• [Stated goal]
Copy exactly the lines from the line containing "Write the Chart.js code for this chart." to the line containing "-27.9, -30.35, -33.11];", both lines included, and omit any pictures.

• [Data excerpts]
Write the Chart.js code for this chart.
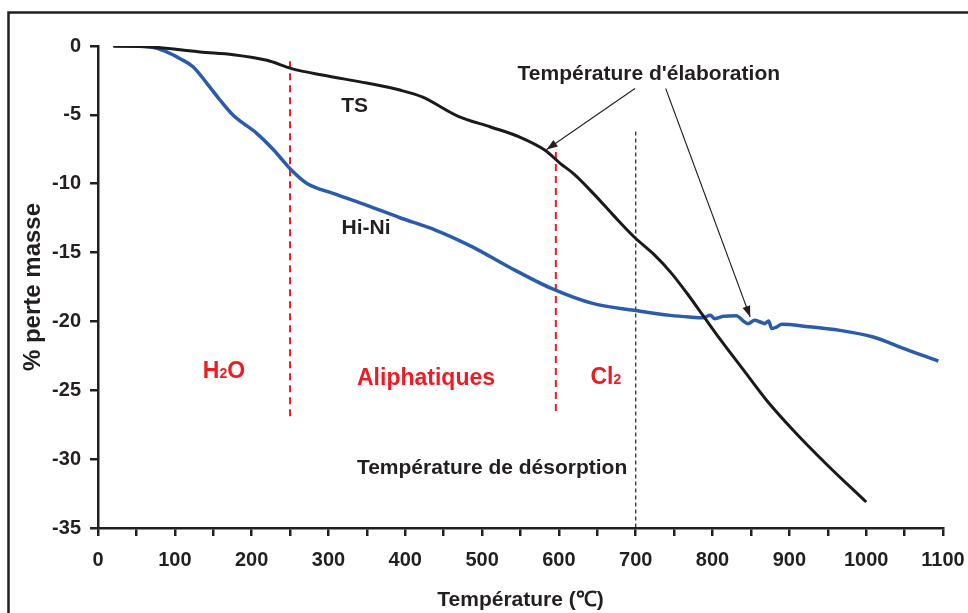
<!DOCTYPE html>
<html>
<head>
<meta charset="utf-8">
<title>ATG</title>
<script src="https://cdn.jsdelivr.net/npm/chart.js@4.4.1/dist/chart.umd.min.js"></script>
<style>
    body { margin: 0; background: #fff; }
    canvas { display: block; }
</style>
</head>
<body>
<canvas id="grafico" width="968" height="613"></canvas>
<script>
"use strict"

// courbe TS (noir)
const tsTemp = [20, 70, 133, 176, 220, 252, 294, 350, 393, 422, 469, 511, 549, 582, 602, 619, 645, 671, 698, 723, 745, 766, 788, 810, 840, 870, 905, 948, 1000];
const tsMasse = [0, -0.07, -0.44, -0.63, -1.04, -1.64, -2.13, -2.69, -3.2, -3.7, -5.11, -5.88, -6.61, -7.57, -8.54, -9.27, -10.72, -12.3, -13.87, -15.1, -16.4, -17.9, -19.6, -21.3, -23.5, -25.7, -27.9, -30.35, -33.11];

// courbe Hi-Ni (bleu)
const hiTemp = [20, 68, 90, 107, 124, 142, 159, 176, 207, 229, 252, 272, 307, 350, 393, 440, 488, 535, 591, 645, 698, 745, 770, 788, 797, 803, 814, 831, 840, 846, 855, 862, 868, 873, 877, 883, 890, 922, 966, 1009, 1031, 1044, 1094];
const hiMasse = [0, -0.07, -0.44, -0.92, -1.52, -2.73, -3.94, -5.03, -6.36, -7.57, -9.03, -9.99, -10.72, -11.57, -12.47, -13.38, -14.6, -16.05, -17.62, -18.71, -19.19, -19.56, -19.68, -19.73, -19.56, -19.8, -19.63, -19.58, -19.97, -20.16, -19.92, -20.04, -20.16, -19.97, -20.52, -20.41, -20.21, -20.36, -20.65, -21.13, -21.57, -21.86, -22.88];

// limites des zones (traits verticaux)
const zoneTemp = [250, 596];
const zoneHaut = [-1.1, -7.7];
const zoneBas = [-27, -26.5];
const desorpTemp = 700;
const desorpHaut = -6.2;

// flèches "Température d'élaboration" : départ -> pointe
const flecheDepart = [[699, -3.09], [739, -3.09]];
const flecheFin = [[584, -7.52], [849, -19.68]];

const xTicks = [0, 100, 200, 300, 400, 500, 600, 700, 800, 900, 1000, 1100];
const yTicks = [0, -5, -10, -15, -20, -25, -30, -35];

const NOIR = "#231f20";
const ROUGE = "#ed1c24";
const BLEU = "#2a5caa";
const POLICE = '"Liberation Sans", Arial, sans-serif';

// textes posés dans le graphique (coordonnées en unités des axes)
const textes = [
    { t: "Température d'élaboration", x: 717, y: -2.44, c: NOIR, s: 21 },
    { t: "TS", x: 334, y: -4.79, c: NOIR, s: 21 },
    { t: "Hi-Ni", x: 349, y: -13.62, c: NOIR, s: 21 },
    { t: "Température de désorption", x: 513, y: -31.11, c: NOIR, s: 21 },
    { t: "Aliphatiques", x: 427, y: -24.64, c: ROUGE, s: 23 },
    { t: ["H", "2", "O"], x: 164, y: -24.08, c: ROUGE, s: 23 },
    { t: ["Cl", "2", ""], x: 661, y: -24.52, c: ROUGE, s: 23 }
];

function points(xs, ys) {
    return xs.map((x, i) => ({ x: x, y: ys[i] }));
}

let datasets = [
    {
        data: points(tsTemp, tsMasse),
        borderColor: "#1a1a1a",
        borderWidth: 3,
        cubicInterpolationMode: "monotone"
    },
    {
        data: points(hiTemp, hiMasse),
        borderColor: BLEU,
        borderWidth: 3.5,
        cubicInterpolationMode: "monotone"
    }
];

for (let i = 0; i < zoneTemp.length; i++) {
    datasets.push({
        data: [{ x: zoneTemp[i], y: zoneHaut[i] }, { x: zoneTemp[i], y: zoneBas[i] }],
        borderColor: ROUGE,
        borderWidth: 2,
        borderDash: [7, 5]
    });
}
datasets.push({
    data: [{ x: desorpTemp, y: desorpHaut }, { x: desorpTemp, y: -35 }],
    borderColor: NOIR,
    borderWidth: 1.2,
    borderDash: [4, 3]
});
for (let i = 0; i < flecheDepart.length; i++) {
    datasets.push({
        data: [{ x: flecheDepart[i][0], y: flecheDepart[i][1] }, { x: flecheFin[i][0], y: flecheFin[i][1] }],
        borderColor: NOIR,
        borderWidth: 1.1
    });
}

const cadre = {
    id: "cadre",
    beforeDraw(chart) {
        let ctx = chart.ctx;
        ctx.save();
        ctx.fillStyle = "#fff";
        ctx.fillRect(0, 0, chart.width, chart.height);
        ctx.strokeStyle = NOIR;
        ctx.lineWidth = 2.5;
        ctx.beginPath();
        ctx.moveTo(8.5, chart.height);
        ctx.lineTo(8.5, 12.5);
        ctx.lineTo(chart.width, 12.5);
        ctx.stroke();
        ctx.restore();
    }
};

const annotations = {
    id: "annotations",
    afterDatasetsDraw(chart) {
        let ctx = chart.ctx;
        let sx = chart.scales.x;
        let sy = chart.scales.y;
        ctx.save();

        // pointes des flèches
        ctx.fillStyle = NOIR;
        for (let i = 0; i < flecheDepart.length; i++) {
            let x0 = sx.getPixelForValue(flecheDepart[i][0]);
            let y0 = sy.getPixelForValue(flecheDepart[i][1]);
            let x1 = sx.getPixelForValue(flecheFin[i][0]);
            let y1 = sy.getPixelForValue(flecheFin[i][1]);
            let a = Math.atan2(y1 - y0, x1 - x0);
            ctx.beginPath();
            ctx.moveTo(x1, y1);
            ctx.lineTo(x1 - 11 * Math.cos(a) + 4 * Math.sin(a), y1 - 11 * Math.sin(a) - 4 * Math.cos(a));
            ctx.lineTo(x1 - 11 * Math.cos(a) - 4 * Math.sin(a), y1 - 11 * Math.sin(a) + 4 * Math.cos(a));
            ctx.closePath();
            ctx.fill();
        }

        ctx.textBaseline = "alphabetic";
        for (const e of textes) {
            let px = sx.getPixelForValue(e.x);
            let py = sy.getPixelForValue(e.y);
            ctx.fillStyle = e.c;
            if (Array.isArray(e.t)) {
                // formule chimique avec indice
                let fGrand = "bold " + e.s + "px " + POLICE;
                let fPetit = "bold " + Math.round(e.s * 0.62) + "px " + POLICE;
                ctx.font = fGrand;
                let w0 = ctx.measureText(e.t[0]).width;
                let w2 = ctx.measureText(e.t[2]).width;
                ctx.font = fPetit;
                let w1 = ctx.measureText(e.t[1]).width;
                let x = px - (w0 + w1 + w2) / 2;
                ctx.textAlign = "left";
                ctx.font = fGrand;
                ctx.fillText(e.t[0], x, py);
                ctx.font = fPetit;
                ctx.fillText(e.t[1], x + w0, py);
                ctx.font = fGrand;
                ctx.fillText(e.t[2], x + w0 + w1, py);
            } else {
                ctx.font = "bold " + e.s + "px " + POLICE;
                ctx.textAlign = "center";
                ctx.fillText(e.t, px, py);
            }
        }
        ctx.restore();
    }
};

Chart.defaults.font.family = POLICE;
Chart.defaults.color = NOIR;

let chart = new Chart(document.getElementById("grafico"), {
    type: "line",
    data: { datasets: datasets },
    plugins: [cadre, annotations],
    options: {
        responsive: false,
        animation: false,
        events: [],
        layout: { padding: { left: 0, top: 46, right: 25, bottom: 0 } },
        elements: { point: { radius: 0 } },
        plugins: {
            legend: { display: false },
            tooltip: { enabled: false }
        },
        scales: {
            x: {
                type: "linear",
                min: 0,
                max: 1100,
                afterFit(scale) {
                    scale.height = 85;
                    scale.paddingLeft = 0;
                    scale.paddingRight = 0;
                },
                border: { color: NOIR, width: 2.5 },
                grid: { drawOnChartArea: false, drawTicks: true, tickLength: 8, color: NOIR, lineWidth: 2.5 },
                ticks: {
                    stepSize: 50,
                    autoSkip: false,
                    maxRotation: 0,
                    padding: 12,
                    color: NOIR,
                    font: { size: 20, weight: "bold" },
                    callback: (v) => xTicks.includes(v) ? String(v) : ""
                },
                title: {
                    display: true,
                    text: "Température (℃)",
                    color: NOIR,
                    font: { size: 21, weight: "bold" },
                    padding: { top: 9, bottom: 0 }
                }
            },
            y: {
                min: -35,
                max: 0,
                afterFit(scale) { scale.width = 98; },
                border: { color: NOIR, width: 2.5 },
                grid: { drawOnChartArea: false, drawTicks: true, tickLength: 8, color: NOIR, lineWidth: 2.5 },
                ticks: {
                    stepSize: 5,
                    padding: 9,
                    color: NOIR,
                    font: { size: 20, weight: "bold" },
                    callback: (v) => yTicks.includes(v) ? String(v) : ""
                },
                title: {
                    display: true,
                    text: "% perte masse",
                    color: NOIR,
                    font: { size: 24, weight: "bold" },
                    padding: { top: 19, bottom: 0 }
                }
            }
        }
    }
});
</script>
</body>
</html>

* * *

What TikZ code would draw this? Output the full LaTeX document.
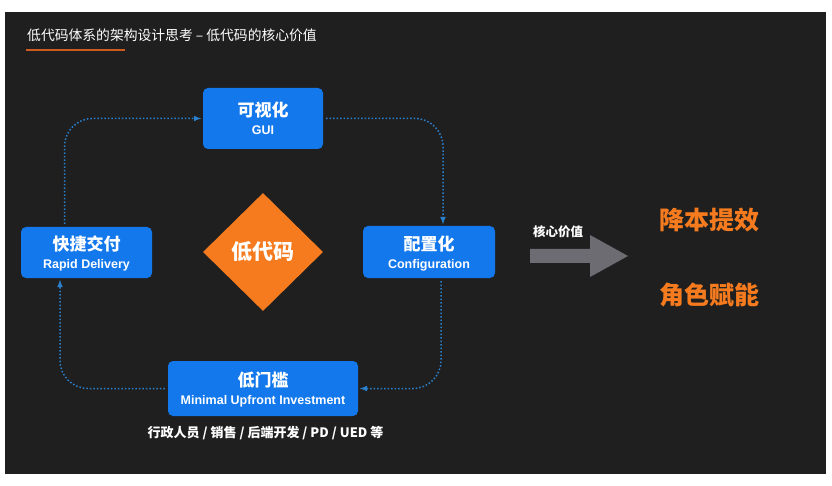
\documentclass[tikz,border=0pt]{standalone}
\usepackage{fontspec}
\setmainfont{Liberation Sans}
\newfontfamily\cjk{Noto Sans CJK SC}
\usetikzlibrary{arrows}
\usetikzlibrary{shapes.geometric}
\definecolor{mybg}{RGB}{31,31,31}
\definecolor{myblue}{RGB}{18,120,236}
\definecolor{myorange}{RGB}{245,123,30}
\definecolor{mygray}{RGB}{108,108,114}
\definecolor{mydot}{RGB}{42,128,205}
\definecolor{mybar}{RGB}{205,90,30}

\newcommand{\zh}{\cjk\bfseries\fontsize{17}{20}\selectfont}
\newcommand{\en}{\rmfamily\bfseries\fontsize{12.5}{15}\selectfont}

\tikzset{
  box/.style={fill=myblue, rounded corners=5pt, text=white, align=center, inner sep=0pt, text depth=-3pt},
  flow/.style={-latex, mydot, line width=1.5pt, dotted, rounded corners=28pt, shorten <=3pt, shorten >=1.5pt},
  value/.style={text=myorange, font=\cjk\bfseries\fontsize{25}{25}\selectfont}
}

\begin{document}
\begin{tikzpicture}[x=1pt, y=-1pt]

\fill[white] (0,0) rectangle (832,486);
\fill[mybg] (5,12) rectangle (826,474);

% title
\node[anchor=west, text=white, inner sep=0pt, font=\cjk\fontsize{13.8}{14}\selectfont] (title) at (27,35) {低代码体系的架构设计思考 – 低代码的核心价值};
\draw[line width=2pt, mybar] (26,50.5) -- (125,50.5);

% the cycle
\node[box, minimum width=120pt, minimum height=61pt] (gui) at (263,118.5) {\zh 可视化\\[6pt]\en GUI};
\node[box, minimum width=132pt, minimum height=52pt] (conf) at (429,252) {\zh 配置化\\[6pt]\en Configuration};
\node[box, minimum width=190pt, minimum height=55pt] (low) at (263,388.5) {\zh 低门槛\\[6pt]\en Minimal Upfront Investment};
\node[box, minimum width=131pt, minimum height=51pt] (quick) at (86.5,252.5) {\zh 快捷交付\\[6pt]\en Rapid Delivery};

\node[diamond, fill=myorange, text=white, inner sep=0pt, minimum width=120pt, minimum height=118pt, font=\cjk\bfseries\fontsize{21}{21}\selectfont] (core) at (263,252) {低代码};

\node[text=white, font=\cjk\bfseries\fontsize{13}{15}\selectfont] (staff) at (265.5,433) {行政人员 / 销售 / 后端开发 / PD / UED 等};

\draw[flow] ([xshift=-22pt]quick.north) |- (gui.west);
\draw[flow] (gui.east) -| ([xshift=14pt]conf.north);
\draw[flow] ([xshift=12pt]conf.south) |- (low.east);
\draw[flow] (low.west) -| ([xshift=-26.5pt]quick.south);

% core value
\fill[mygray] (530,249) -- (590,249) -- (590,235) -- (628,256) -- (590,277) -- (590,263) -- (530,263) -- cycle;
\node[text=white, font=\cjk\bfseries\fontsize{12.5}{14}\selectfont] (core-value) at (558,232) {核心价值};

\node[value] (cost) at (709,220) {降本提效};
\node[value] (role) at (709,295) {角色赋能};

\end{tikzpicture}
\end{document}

* * *

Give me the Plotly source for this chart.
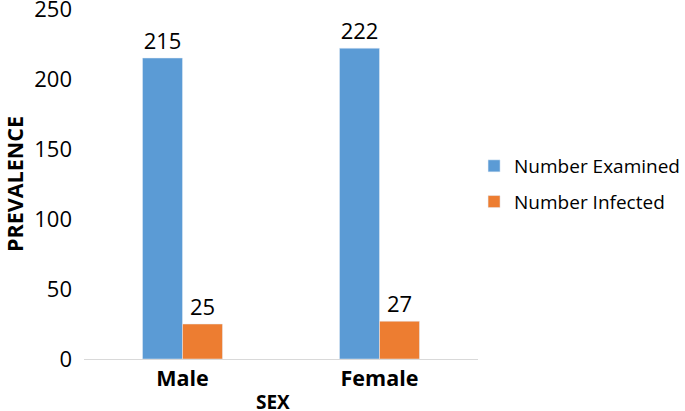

• [Solved exercise]
Write the Chart.js code for this chart.
<!DOCTYPE html>
<html>
<head>
<meta charset="utf-8">
<title>ATG</title>
<script src="https://cdn.jsdelivr.net/npm/chart.js@4.4.1/dist/chart.umd.min.js"></script>
<style>
    body { margin: 0; background: #fff; }
    canvas { display: block; }
</style>
</head>
<body>
<canvas id="grafico" width="968" height="613"></canvas>
<script>
"use strict"

// courbe TS (noir)
const tsTemp = [20, 70, 133, 176, 220, 252, 294, 350, 393, 422, 469, 511, 549, 582, 602, 619, 645, 671, 698, 723, 745, 766, 788, 810, 840, 870, 905, 948, 1000];
const tsMasse = [0, -0.07, -0.44, -0.63, -1.04, -1.64, -2.13, -2.69, -3.2, -3.7, -5.11, -5.88, -6.61, -7.57, -8.54, -9.27, -10.72, -12.3, -13.87, -15.1, -16.4, -17.9, -19.6, -21.3, -23.5, -25.7, -27.9, -30.35, -33.11];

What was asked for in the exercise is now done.